In particular, I highly recommend watching the 2025-02-06 RSA recording, Looking forward to Data Preview 1 - YouTube. This describes the entire sequence of events that will provide data access, from now through to the actual LSST Data Releases, but focusing on the upcoming first real data release, Data Preview 1 (DP1). Some highlights:

• No real Rubin data will be made available until after the major Rubin First Look (RFL) press release event, to be held in DC, likely in June or July. By “real Rubin data” I mean scientific data from either ComCam or LSSTCam (some ComCam test images have been shared, but I believe only as JPG/TIF images, likely without full calibration). For more on this plan, navigate to around 26:22 in the video (direct link: https://youtu.be/qxy4H5dhSX0?t=1582). For more on the RFL event, see:

  • Rubin Observatory First Look | Rubin Observatory
  • RTN-083: Rubin First Look Public Announcement Strategy

• There is a roughly six-month processing lag between when science data is taken and when it can be made available. So although you are hearing about LSSTCam data in these Community reports, do not expect to see any of it in scientifically useful form until at least 6 months after science-quality data begins to be produced.

• DP1 data, based on processing ComCam (not LSSTCam) data taken through last summer, will likely become available shortly after the RFL event. For more details on the DP1 plan, navigate to around 8:16 in the video (direct link: https://youtu.be/qxy4H5dhSX0?t=496).

• DP2 will provide LSSTCam data to scientists for the first time, from the science validation survey observations; it will become available about 6 months after those surveys are complete. As of February, the expected time frame for DP2 was sometime from March to May of 2026, so about a year from now. The February RSA was mainly about DP1, but there is brief discussion of the DP2 plans at around 10:45 (direct link: https://youtu.be/qxy4H5dhSX0?t=645).

• An anticipated schedule from the present all the way through DR3 appears shortly after that in the video.

• The detailed, authoritative plan for Early Science (DP1, DP2) is in RTN-011, which will be revised as plans change: Rubin Observatory Plans for an Early Science Program.

Note that the DP1 RSA and the current version of RTN-011 (and thus my summary here) date from February.
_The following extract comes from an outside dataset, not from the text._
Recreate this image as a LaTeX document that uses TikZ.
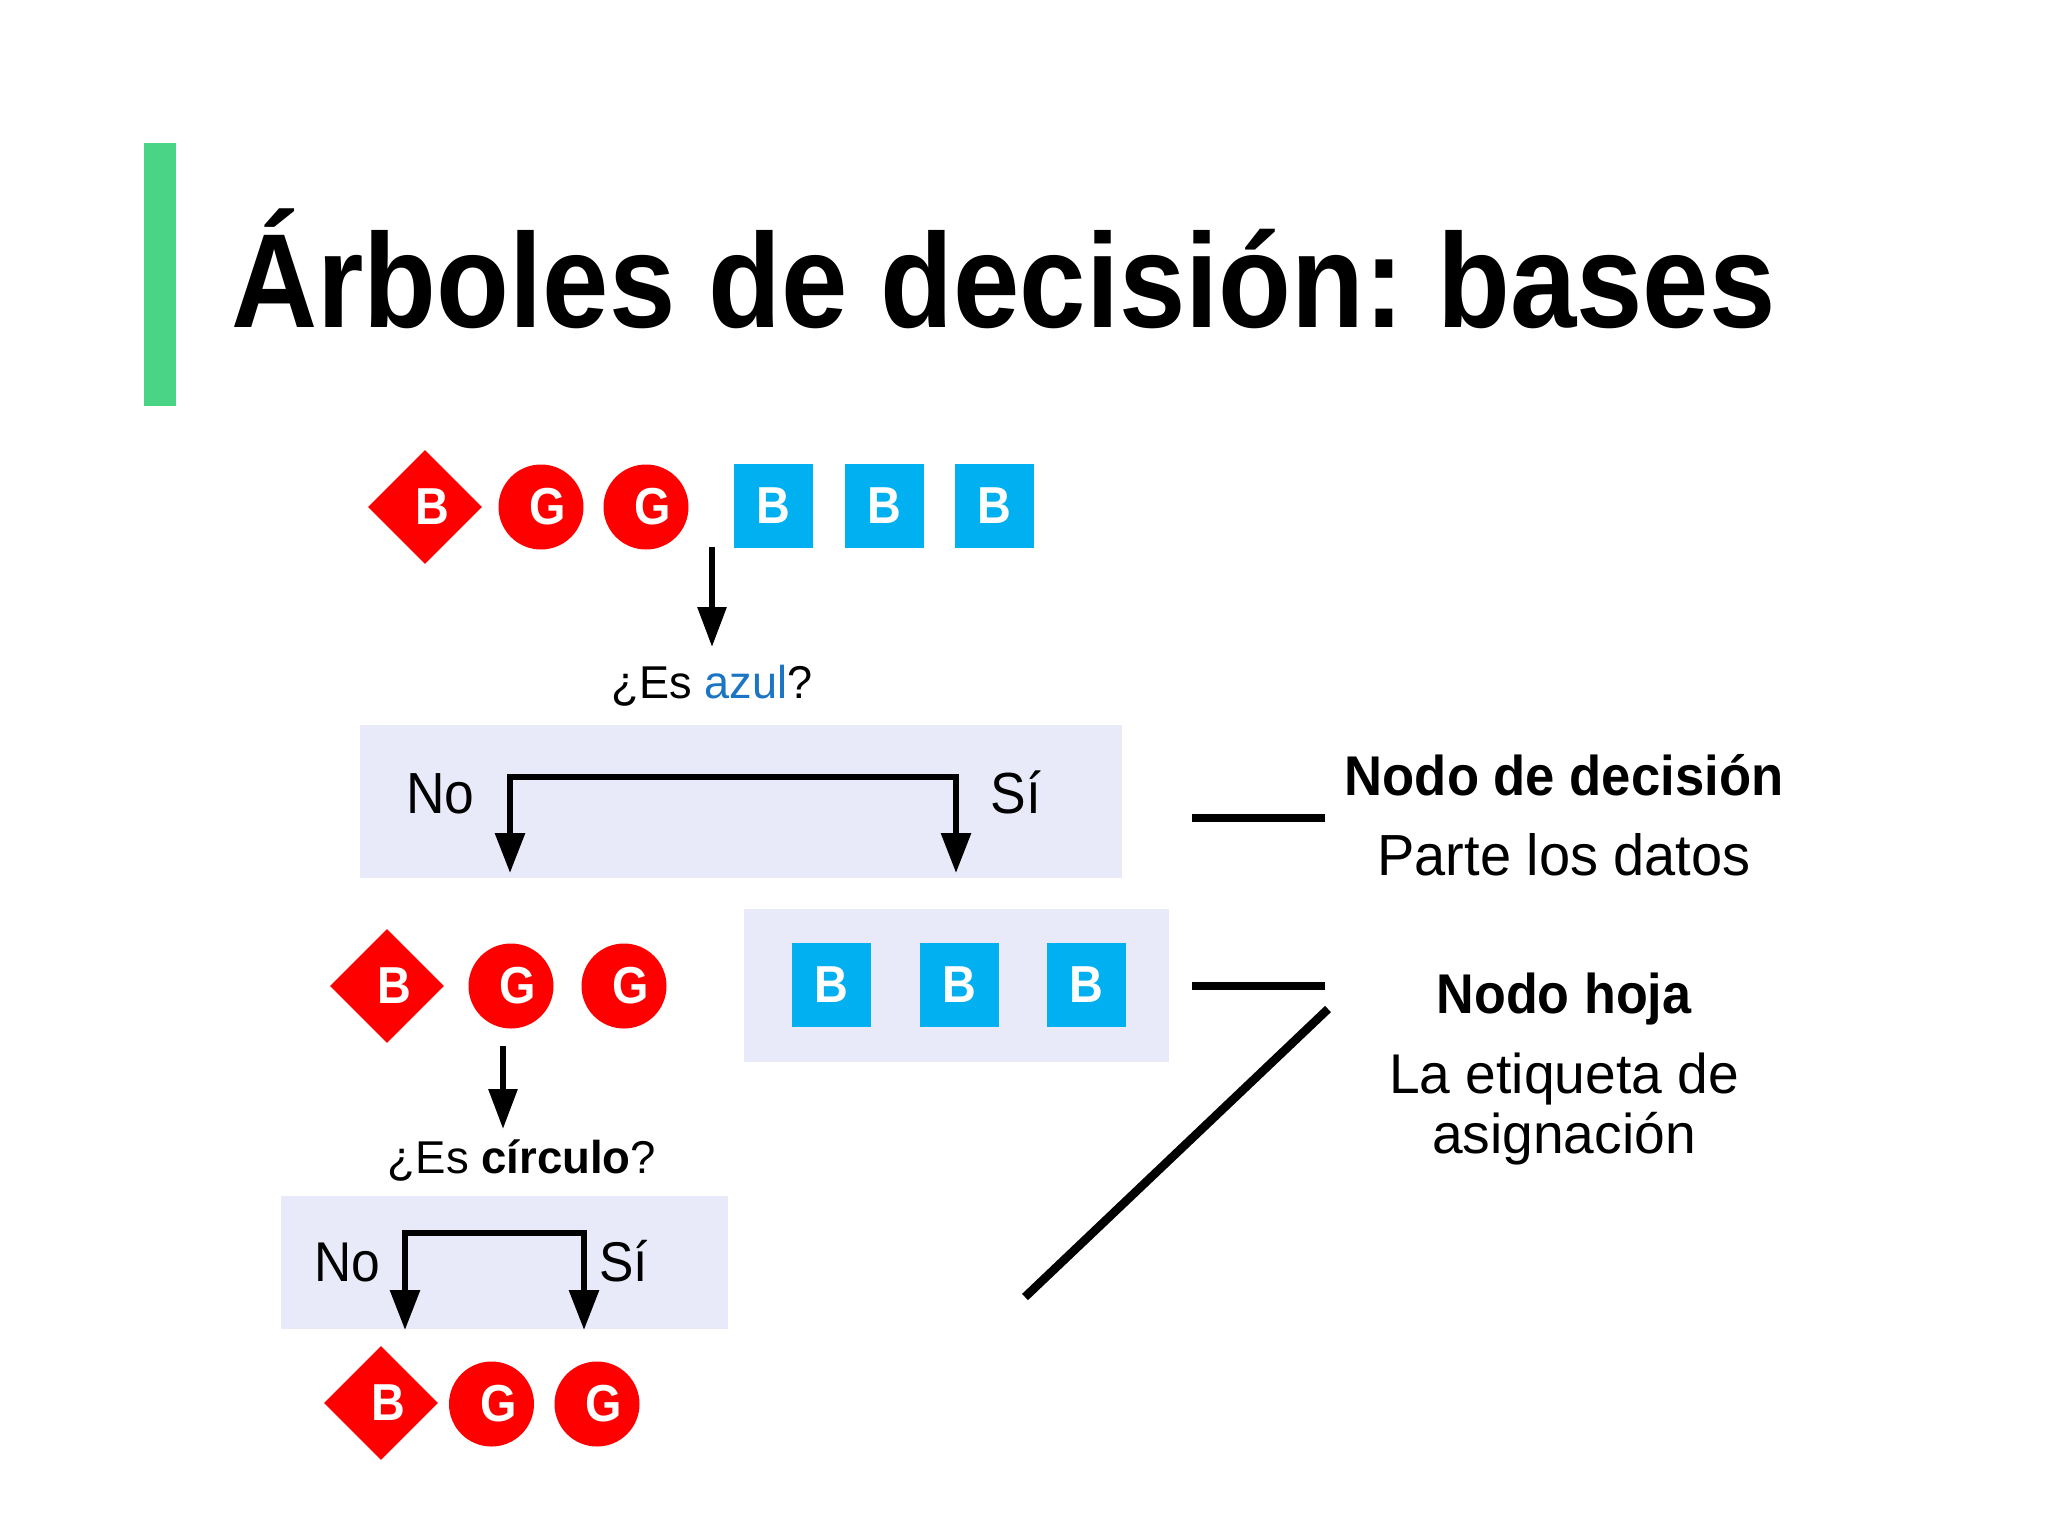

Alas, the mischief concerning federal science funding in the US has just begun to touch NSF, the main funder of Rubin operations. Hopefully it won’t impact operations and the DP/DR schedule, but I suspect even the Rubin team doesn’t currently know for sure what the impacts will be. Please direct good thoughts/vibes/prayers to NSF and the Rubin team as they navigate uncertain and potentially rough times!